By Yun Choi
BU News Service
Do you remember the June 11 Red Line derailment? If so, how would you rate the Red Line’s performance of that day?
According to the MBTA’s self-evaluation on its Performance Dashboard, it was a 93.31. It was one of the three highest scores in June 2019, and higher than that of the day before and after the derailment.
With high performance scores over 90 for its patchy service, the riders of the MBTA question its metric for self-evaluation.
“It doesn’t reflect my horrible, horrible experience at all,” said Ann Maria, who has commuted with the Red Line for more than 30 years. “It has only gotten worse for the past 30 years, and it gets a 90? It doesn’t make any sense.”
How did this happen?
Traditionally, the MBTA measured whether a train made the scheduled arrival times. But a few years ago, the authorities introduced a new metric in an attempt to use a more precise performance measurement for the subway.
The “Wait Time Reliability” metric uses three types of data: passenger data (when and how many passengers enter each station), train data (when each train arrives each station), and the scheduled time between trains, which is the threshold the trains are measured against.

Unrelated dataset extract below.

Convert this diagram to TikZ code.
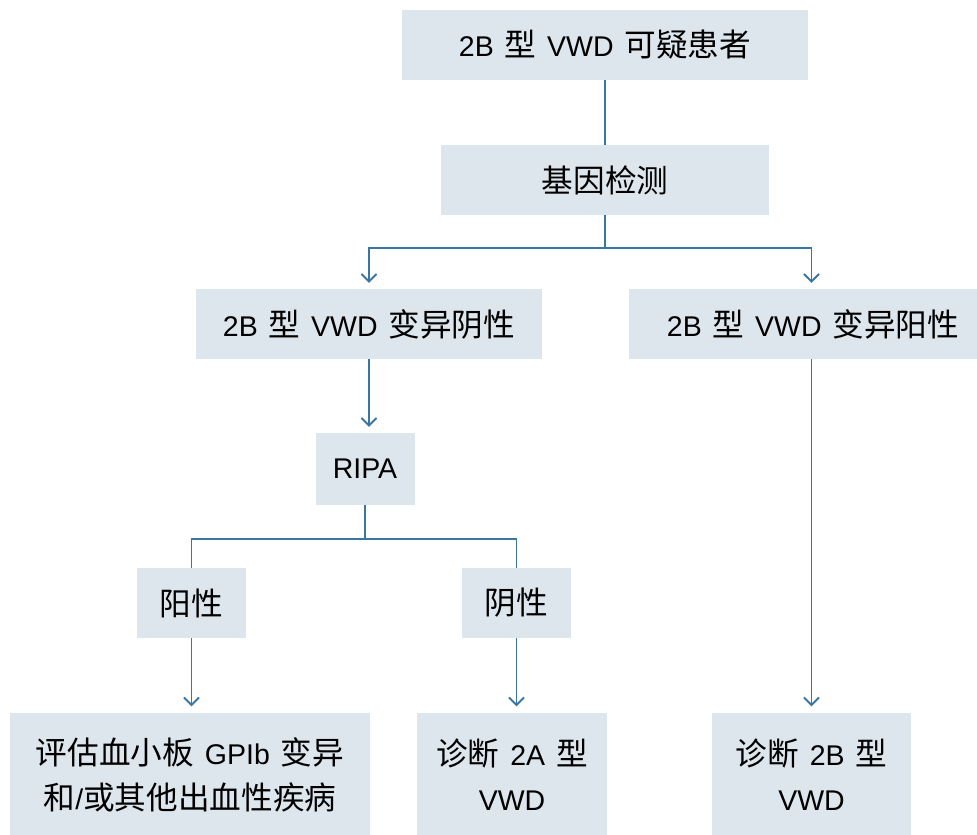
\documentclass[tikz,border=0pt]{standalone}
\usepackage{fontspec}
\setmainfont{Liberation Sans}
\newfontfamily\cjk{Noto Sans CJK SC}[Scale=1.11]
\newcommand{\zh}[1]{{\cjk #1}}
\newcommand{\boxfont}{\fontsize{28.5}{45}\selectfont\spaceskip=0.38em\relax}
\usetikzlibrary{arrows.meta}
\definecolor{boxfill}{HTML}{DDE6EC}
\definecolor{linec}{HTML}{3A76A2}
\begin{document}
\begin{tikzpicture}[x=1pt,y=-1pt,
  box/.style={fill=boxfill,draw=none,inner sep=0pt,align=center,font=\boxfont},
  conn/.style={draw=linec,line width=1.9pt},
  arr/.style={conn,-{Straight Barb[length=7.5pt,width=15pt,line width=1.9pt]},shorten >=6pt}]
\useasboundingbox (0,0) rectangle (977,835);
\node[box,minimum width=406pt,minimum height=70pt] (top) at (605,45) {2B \zh{型} VWD \zh{可疑患者}};
\node[box,minimum width=328pt,minimum height=70pt] (gene) at (605,180) {\zh{基因检测}};
\node[box,minimum width=346pt,minimum height=70pt] (neg) at (369,324) {2B \zh{型} VWD \zh{变异阴性}};
\node[box,minimum width=348pt,minimum height=70pt] (pos) at (803,324) {\hspace*{20pt}2B \zh{型} VWD \zh{变异阳性}};
\node[box,minimum width=99pt,minimum height=72pt] (ripa) at (365,469) {RIPA};
\node[box,minimum width=109pt,minimum height=70pt] (yang) at (191.5,603) {\zh{阳性}};
\node[box,minimum width=109pt,minimum height=70pt] (yin) at (516.5,603) {\zh{阴性}};
\node[box,minimum width=360pt,minimum height=125pt] (eval) at (190,775) {\zh{评估血小板} GPIb \zh{变异}\\\zh{和}/\zh{或其他出血性疾病}};
\node[box,minimum width=190pt,minimum height=125pt] (d2a) at (512,775) {\zh{诊断} 2A \zh{型}\\VWD};
\node[box,minimum width=199pt,minimum height=125pt] (d2b) at (811.5,775) {\zh{诊断} 2B \zh{型}\\VWD};
\coordinate (j1) at (605,248);
\coordinate (j2) at (365,539);
\draw[conn] (top.south) -- (gene.north);
\draw[conn] (gene.south) -- (j1);
\draw[arr] (j1) -| (neg.north);
\draw[arr] (j1) -| (d2b.north |- pos.north);
\draw[arr] (neg.south) -- (neg.south |- ripa.north);
\draw[arr] (pos.south -| d2b.north) -- (d2b.north);
\draw[conn] (ripa.south) -- (j2);
\draw[conn] (j2) -| (yang.north);
\draw[conn] (j2) -| (yin.north);
\draw[arr] (yang.south) -- (yang.south |- eval.north);
\draw[arr] (yin.south) -- (yin.south |- d2a.north);
\end{tikzpicture}
\end{document}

For instance, a train could have five minutes after the scheduled time of arrival to be considered on time. Any arrival past the five minute window is considered late. Even so, the metric only regards riders who waited longer than the five minute window to have experienced a late train.
So, if a train that has a five minute arrival time window arrives seven minutes past the posted arrival time, the train is two minutes late. But, only riders who arrived at the station within the first two minutes are considered to have experienced a late train, because the other riders waited within the arrival time window (five minutes or less). (For more detailed explanations, visit the MBTA Data Blog.)
Why is this metric unreliable?
Based on the metric, a late train is not regarded as late if the interval from the last train is less than the regular interval.
The MBTA’s defense is that the evenness of the service matters more than the actual time the train arrives because most riders do not go to stations at scheduled times. Riders just head to nearby stations expecting a train or bus will arrive within a few minutes.
But a bigger problem, according to MBTA Data Blog, is that this methodology does not currently account for major disruptions or diversions where stations are not served at all – like the June 11 Red Line derailment.
It also assumes everyone is able to board the same train, which is often not true because of the train’s limited capacity.
Acknowledging the limitations of the metric, the MBTA says on its Performance Dashboard that it is working with researchers at MIT to improve the metric.
Which line is most unreliable?
Despite the acknowledgement of the inherent flaws in the MBTA’s scoring system, Boston University News Service analyzed 14,398 peak and off-peak daily subway reliability scores from January 2016 to April 2019 and found out the most and least reliable lines.
Based on the current data from the MBTA, sad news for Green Line riders: the Green Line turned out to be most unreliable, and the Blue Line most reliable.